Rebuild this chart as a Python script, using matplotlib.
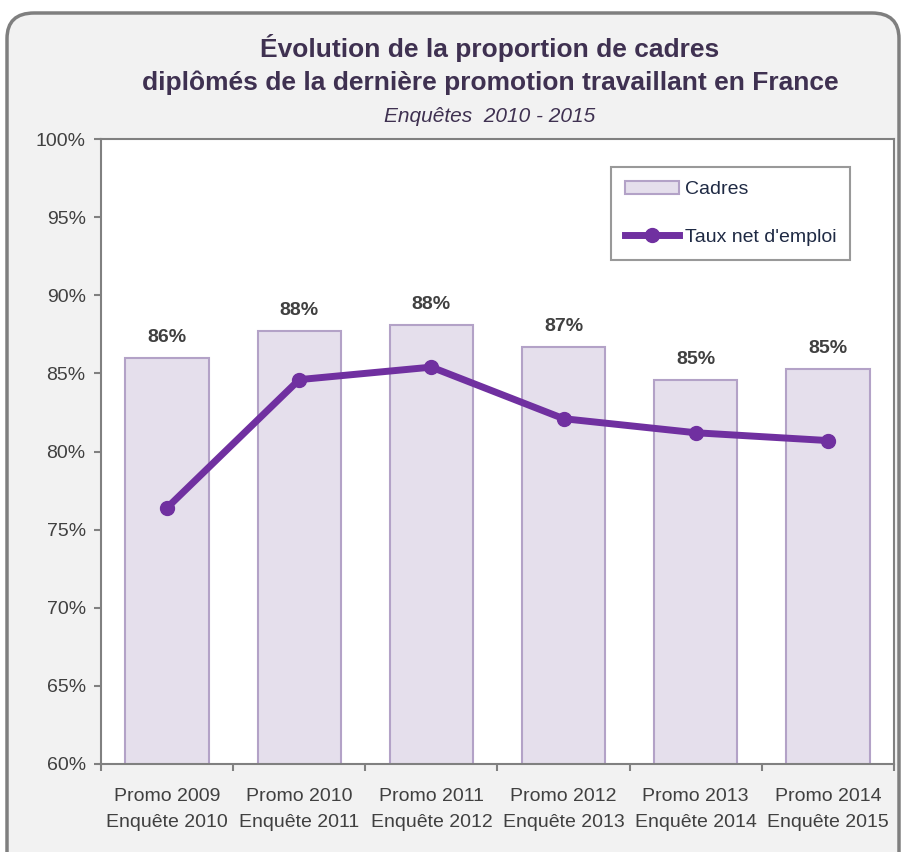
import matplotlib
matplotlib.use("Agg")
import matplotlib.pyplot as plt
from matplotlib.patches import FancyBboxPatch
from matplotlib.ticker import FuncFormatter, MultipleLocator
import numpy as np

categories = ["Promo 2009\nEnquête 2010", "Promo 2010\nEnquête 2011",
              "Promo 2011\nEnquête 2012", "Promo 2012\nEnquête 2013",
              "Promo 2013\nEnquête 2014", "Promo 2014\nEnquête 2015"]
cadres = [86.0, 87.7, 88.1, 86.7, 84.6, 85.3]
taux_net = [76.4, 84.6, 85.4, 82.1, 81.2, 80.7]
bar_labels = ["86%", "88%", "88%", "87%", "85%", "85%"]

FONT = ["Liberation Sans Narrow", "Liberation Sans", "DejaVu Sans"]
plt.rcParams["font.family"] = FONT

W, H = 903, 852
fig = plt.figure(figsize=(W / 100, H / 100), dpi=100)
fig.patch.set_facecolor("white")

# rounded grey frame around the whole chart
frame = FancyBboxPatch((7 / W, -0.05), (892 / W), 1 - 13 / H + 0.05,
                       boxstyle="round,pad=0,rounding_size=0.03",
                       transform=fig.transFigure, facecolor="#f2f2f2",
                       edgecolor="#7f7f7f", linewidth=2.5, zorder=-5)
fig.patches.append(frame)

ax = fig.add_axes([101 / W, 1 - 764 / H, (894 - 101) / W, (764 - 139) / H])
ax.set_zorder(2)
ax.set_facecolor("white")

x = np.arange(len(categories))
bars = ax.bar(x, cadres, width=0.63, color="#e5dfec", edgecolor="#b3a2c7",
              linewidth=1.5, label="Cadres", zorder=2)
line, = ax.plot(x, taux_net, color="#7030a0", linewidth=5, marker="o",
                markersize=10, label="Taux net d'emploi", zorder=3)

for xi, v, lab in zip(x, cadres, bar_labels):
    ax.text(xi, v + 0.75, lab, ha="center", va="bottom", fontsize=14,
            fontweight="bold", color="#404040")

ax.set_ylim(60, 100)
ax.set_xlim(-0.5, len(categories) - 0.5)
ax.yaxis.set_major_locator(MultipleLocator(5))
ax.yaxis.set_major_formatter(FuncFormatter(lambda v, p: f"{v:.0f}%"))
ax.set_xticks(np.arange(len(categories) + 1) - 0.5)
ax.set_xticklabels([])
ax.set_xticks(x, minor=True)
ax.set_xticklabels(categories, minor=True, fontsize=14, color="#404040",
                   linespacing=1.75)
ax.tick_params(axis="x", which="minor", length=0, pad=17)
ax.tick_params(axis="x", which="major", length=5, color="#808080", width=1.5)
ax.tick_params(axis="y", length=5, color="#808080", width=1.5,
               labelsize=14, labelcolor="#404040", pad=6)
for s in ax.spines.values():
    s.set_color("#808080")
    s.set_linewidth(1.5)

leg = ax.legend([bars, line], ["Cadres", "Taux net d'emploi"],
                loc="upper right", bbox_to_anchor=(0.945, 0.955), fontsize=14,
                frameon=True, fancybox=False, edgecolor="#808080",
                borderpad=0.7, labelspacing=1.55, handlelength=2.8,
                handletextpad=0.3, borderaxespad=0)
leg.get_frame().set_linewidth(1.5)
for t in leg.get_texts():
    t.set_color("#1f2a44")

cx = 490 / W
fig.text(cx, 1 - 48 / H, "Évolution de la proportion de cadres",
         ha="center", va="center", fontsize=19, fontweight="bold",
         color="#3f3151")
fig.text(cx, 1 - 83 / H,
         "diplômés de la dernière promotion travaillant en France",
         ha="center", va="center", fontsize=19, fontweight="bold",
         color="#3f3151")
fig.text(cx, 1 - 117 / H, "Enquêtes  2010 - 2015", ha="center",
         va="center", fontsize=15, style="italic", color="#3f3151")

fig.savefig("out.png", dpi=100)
•••••
Every line of the data should be copied as it stands, without the images.

__TASK RESPONSE__.
Rebuild this chart as a Python script, using matplotlib.
import matplotlib
matplotlib.use("Agg")
import matplotlib.pyplot as plt
from matplotlib.patches import FancyBboxPatch
from matplotlib.ticker import FuncFormatter, MultipleLocator
import numpy as np

categories = ["Promo 2009\nEnquête 2010", "Promo 2010\nEnquête 2011",
              "Promo 2011\nEnquête 2012", "Promo 2012\nEnquête 2013",
              "Promo 2013\nEnquête 2014", "Promo 2014\nEnquête 2015"]
cadres = [86.0, 87.7, 88.1, 86.7, 84.6, 85.3]
taux_net = [76.4, 84.6, 85.4, 82.1, 81.2, 80.7]
bar_labels = ["86%", "88%", "88%", "87%", "85%", "85%"]

FONT = ["Liberation Sans Narrow", "Liberation Sans", "DejaVu Sans"]
plt.rcParams["font.family"] = FONT

W, H = 903, 852
fig = plt.figure(figsize=(W / 100, H / 100), dpi=100)
fig.patch.set_facecolor("white")

# rounded grey frame around the whole chart
frame = FancyBboxPatch((7 / W, -0.05), (892 / W), 1 - 13 / H + 0.05,
                       boxstyle="round,pad=0,rounding_size=0.03",
                       transform=fig.transFigure, facecolor="#f2f2f2",
                       edgecolor="#7f7f7f", linewidth=2.5, zorder=-5)
fig.patches.append(frame)

ax = fig.add_axes([101 / W, 1 - 764 / H, (894 - 101) / W, (764 - 139) / H])
ax.set_zorder(2)
ax.set_facecolor("white")

x = np.arange(len(categories))
bars = ax.bar(x, cadres, width=0.63, color="#e5dfec", edgecolor="#b3a2c7",
              linewidth=1.5, label="Cadres", zorder=2)
line, = ax.plot(x, taux_net, color="#7030a0", linewidth=5, marker="o",
                markersize=10, label="Taux net d'emploi", zorder=3)

for xi, v, lab in zip(x, cadres, bar_labels):
    ax.text(xi, v + 0.75, lab, ha="center", va="bottom", fontsize=14,
            fontweight="bold", color="#404040")

ax.set_ylim(60, 100)
ax.set_xlim(-0.5, len(categories) - 0.5)
ax.yaxis.set_major_locator(MultipleLocator(5))
ax.yaxis.set_major_formatter(FuncFormatter(lambda v, p: f"{v:.0f}%"))
ax.set_xticks(np.arange(len(categories) + 1) - 0.5)
ax.set_xticklabels([])
ax.set_xticks(x, minor=True)
ax.set_xticklabels(categories, minor=True, fontsize=14, color="#404040",
                   linespacing=1.75)
ax.tick_params(axis="x", which="minor", length=0, pad=17)
ax.tick_params(axis="x", which="major", length=5, color="#808080", width=1.5)
ax.tick_params(axis="y", length=5, color="#808080", width=1.5,
               labelsize=14, labelcolor="#404040", pad=6)
for s in ax.spines.values():
    s.set_color("#808080")
    s.set_linewidth(1.5)

leg = ax.legend([bars, line], ["Cadres", "Taux net d'emploi"],
                loc="upper right", bbox_to_anchor=(0.945, 0.955), fontsize=14,
                frameon=True, fancybox=False, edgecolor="#808080",
                borderpad=0.7, labelspacing=1.55, handlelength=2.8,
                handletextpad=0.3, borderaxespad=0)
leg.get_frame().set_linewidth(1.5)
for t in leg.get_texts():
    t.set_color("#1f2a44")

cx = 490 / W
fig.text(cx, 1 - 48 / H, "Évolution de la proportion de cadres",
         ha="center", va="center", fontsize=19, fontweight="bold",
         color="#3f3151")
fig.text(cx, 1 - 83 / H,
         "diplômés de la dernière promotion travaillant en France",
         ha="center", va="center", fontsize=19, fontweight="bold",
         color="#3f3151")
fig.text(cx, 1 - 117 / H, "Enquêtes  2010 - 2015", ha="center",
         va="center", fontsize=15, style="italic", color="#3f3151")

fig.savefig("out.png", dpi=100)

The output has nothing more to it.